Chickens Don’t Have Fajitas
Originally Aired November 4, 2011 on KDRP 103.1 FM
J.R. Gonzales and Evelina Solis interview Sonny Falcon, The Fajita King, to discover the origin and myths of the popular and savory dish known as Fajitas. Listen in to this show to find out why there is no such thing as a Chicken Fajita much less a Shrimp or Grilled Vegetable Fajita.
Did You Know That:
The word fajita is not known to have appeared in print until 1971, according to the Oxford English Dictionary. The exact time in which the dish was named fajita is unclear. In Spanish, fajita is the diminutive form of the word faja which translates to “belt”, “sash” or “girdle” in English. In Spanish when you add “ita” to the end of some words it means little. Therefore, Fajita translates into little belt or little sash’.
The origin of what we today call fajitas, goes back to the 1930s to the Texas ranch lands of the Rio Grande Valley. During cattle roundups, beef were often butchered to feed the hands. Throwaway items such as the hide, the head, the entrails, and meat trimmings such as skirt were given to the Mexican vaqueros (cowboys) as part of their pay.
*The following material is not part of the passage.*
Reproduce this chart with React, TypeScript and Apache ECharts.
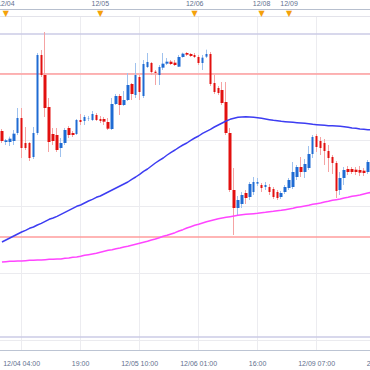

A fajita is a strip of meat about 18 inches long and one inch thick, that is found in the beef carcass beneath the heart and lungs, fajita (little belt) is a particularly apt nickname. There are only four skirts per beef carcass, yielding about 8 lbs. of meat. The two outside skirts are the diaphragm muscle from the forequarter and the two inside skirts are the secondary flank muscle from the hindquarter.
Fajitas appear to have made their way from campfire and backyard grills to commercial sales in 1969. Sonny Falcon, an Austin meat market manager at Guajardo’s Cash Grocery, is believed to have operated the first commercial fajita taco concession stand September of 1969 at a Dies Y Seis celebration in Kyle, Texas. Sonny also went to rodeos, fairs, and outdoor festivals selling his fajita tacos. An Austin reporter christened Falcon as “The Fajita King”
The fajita is truly a Tex-Mex food (a blending of Texas cowboy and Mexican panchero foods). The Mexican term for grilled skirt steak is arracheras, and its American counterpart is fajitas. Today, the term fajita has completely lost its original meaning and has come to describe just about anything that is cooked and served rolled up in a soft flour tortilla. The only true fajitas, however, are made from skirt steak.
More Fun Facts:
Did You Know that General George Washington and his American Revolution soldiers more than likely ate Fajitas from Texas cattle? How did this Tejano connection occur?
There are some people who believe that it was the Anglo’s that began the cattle industry in Texas and that the first cattle drives out of Texas were over the famous Chisholm and Goodnight Trails; however nothing could be further from the truth , those were not the first cattle drives. The first cattle drives out of Texas were over El Camino Real that headed east and not north. In 1779 the Governor of Spanish Louisiana, Bernardo de Galvez, whom Galveston is named after, receives a dispatch from General George Washington requesting aid and assistance. The Tejano Community would respond by raising hundreds of Spanish Pesos and by driving over ten thousand head of cattle east to feed the armies of George Washington.
As a young man Galvez had been in Texas and he knew where there was an abundance of cattle and horses; on Tejano ranches in South Texas. In order to feed the troops Galvez sends an emissary, Francisco Garcia with a letter to the governor of Texas, Domingo Cabello requesting and formally authorizing the first official cattle drive out of Texas.
Instrumental in obtaining these large number of cattle was Fray Pedro Ramirez de Arellano president of all the Texas Missions. Ten to fifteen thousand Longhorns were rounded up and driven to Louisiana and further north in groups of one thousand or so. Many of these drovers were Spanish Soldiers, Tejano Rancheros, Tejano Vaqueros and Mission Indians. Records show that many of these drovers remained to fight in the army of Galvez.
Galvez, in essence would open a third front defeating the British along the Mississippi River and along the Gulf Coast from Louisiana to Florida during the American Revolution. Under the command of Galvez were troops and ships from Mexico, one of his top officers was Major General Geronimo Giron, a direct descendant of Monctdezuma.